I posted on twitter a link to my own poem about teaching the day after September 11. A friend and former student from Little Green responded by writing up a memory that will not fade: where on campus she was when she heard the news. Later in the day, I read a piece by a friend and colleague from my days at Snowstorm University, who writes about losing her daughter.

This evening, a storm is sweeping through the region. I am sitting alone in my living room, just watching out the window, listening to the rumbling and crashing of thunder, watching the jolts of light that break apart the whole sky.  

September 09, 2013

Weekend road trip

For the last couple of years, Boy-in-Black has been telling people, “I’ve got a friend in the CIA.” And it’s true. That’s what one of our extras has been doing. We see him, from time to time, when he's in town, and he usually shows up in the middle of the night.

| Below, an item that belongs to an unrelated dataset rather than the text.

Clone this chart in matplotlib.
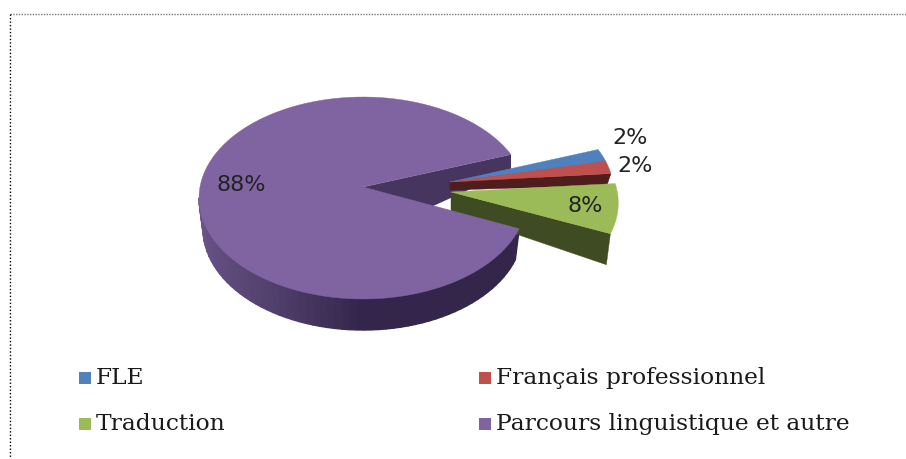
"""Exploded pseudo-3D pie of course choices, drawn with plain polygons."""
import matplotlib
matplotlib.use("Agg")
import matplotlib.pyplot as plt
import numpy as np
from matplotlib.colors import to_rgb
from matplotlib.patches import Polygon, Rectangle

labels = ["FLE", "Français professionnel", "Traduction", "Parcours linguistique et autre"]
values = [2, 2, 8, 88]
pct_labels = ["2%", "2%", "8%", "88%"]

top_colors = ["#4f81bd", "#c0504d", "#9bbb59", "#8064a2"]
side_colors = ["#1f3a5c", "#4f1d1c", "#3f4b22", "#33264a"]
rim_light = "#6a5488"
back_color = "#46365f"

# apex of each slice on the picture (slices are pulled apart by hand)
apex = [(450, 182), (450, 182), (451, 192), (363, 187)]
# the small slices are cut off by their neighbour, so little of the side shows
side_depth = [8, 12, 31, 31]
apex_depth = [6, 8, 20, 20]
rx_scale = [1, 1, 1.02, 1]
label_pos = [(630, 138), (635, 166), (585, 206), (241, 185)]

RX, RY = 164, 101
APEX_DY = 11
SHRINK = 0.975  # the lower rim is a bit narrower, perspective
START = 25.5


def edge_pts(ap, a0, a1, scale=1, n=120):
    t = np.radians(np.linspace(a0, a1, n))
    return np.column_stack([ap[0] + RX * scale * np.cos(t), ap[1] + APEX_DY - RY * np.sin(t)])


def drop(pt, ap, depth):
    return np.array([ap[0] + (pt[0] - ap[0]) * SHRINK, pt[1] + depth])


def shade(a, b, f):
    ca, cb = to_rgb(a), to_rgb(b)
    return tuple(x + (y - x) * f for x, y in zip(ca, cb))


fig = plt.figure(figsize=(9.06, 4.59), dpi=100)
ax = fig.add_axes([0, 0, 1, 1])
ax.set_xlim(0, 906)
ax.set_ylim(459, 0)
ax.axis("off")

# page frame, only top and left show
ax.plot([10, 906], [14, 14], color="#777777", lw=1, ls=(0, (1, 1)))
ax.plot([10, 10], [14, 459], color="black", lw=1, ls=(0, (1, 1.5)))

angles = START - np.cumsum([0] + values) * 3.6

# purple first, it sits behind the others
for i in [3, 0, 1, 2]:
    a0, a1 = angles[i], angles[i + 1]
    ap = apex[i]
    pts = edge_pts(ap, a0, a1, rx_scale[i])
    d = side_depth[i]
    pe = pts[-1]
    if i == 3:
        # inner cut of the big slice, its lower edge runs under the top face
        ax.add_patch(Polygon([ap, pe, pe + [0, 16], (ap[0], ap[1] + 51)],
                             fc=back_color, ec="none", zorder=2))
        # rim, light on the left and dark from the front on
        for j in range(len(pts) - 1):
            s = np.degrees(np.arctan2(ap[1] + APEX_DY - pts[j][1], pts[j][0] - ap[0])) % 360
            if not 180 <= s <= 360:
                continue
            col = shade(rim_light, side_colors[3], min((s - 185) / 85, 1) if s > 185 else 0)
            quad = [pts[j], pts[j + 1], drop(pts[j + 1], ap, d), drop(pts[j], ap, d)]
            ax.add_patch(Polygon(quad, fc=col, ec=col, lw=1.0, zorder=3))
    else:
        # front cut face
        ax.add_patch(Polygon([ap, pe, drop(pe, ap, d), (ap[0], ap[1] + apex_depth[i])],
                             fc=side_colors[i], ec=side_colors[i], lw=0.3, zorder=3 + i / 10))
    ax.add_patch(Polygon(np.vstack([ap, pts]), fc=top_colors[i], ec=top_colors[i],
                         lw=0.3, zorder=5 + (i if i < 3 else -1)))

for txt, pos in zip(pct_labels, label_pos):
    ax.text(pos[0], pos[1], txt, fontsize=16, family="DejaVu Sans", color="#222222",
            ha="center", va="center", zorder=10)

# legend by hand to keep the two column layout
leg_x = [96, 496, 96, 496]
leg_y = [378, 378, 424, 424]
for lab, col, x, y in zip(labels, top_colors, leg_x, leg_y):
    ax.add_patch(Rectangle((x - 17, y - 6), 12, 12, fc=col, ec="none", zorder=6))
    ax.text(x, y, lab, fontsize=16.8, family="DejaVu Serif", color="#1a1a1a",
            ha="left", va="center", zorder=10)

fig.savefig("out.png", dpi=100)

Long-time readers will remember him as Older Neighbor Boy. That’s what I used to call him back in the days when the Pseudonymous Boy Band jammed in my living room every weekend. Sometimes I called him Snowboarding Neighbor Boy, since he was part of the gang of teenage boys we went to the ski slopes with every Sunday during the winter. But now I guess he’s Chef Extra.

That’s right. He graduated last weekend from the Culinary Institute of America, and we drove down on Saturday for a graduation party. The party was mostly family, but we’ve known Chef Extra long enough to count as family. We had to take two cars, since there were ten of us.

It wasn’t long before Shaggy Hair Boy and Boy-in-Black began texting between the cars, and soon we were playing the potato game. That’s the game where you send a couple people out of the room, choose a famous person, and then answer questions when they come back into the room. The questions can’t be normal stuff; it’s got to be weird metaphors like, “What vegetable would I be?” or “What musical instrument would I be?” or “What kind of potato would I be?” It’s a game we often play around the campfire, but it can be easily adapted to a car game, especially when everyone in both vehicles has a cell phone for secret conversations.

By the time we arrived at the party, we’d been playing the potato game for four hours. But of course, Boy-in-Black continued the game at the party, just pulling in the other guests, who were mostly standing around in the sunshine, talking and eating. The table on the patio was loaded with incredible food: grilled corn-on-the-cob, piles of pork, barbecued chicken, pasta salad made with pesto, cucumber salad, fruit salad, plus all kind of appetizers.

Eating was main activity of this event. We ate appetizers, then snacks, then a big meal, then more snacks, then leftovers, then dessert. Even simple foods were amazing, like the fruit salad in which fruits had been carefully chosen and diced and marinated in juices. The cake was filled with strawberries and cream. By the time we left the party to go to our hotel, I felt saturated with sunshine and conversation and good food.

September 05, 2013

Evening meal

DSC_1125

It gets dark earlier and earlier each night as we move towards fall.

At camp, Urban Sophisticate Sister and my new brother-in-law, Tall Architect, decided to prepare a feast for us all — and the sun went down while they were still cooking. Red-haired Niece's boyfriend lent Tall Architect a headlamp so that he could see the chicken and vegetables he was grilling. My mother scrounged up some emergency candles, which she balanced on paper plates.

We couldn't see the food but we could smell it cooking. Urban Sophisticate Sister had marinated the vegetables and chicken with some kind of curry sauce (of course!), and she'd reduced some of the sauce into a glaze. One grill was filled with corn-on-the-cob, picked at a local farm and steamed in the husks.

The night air was warm, and the mosquitoes gone. Someone opened the wine. We crowded around the table, with plates filled, everyone talking and joking as we ate all of that delicious food.

September 02, 2013

View from the dock

My father arrives at the dock

The family gathered, as we always do, at my parents' camp for Labor Day weekend. Saturday was mostly overcast, with intermittent rain showers, and we spent the day sitting by the fire. But Sunday, we woke up to sunshine — and the smell of the blueberry pancakes my mother was making.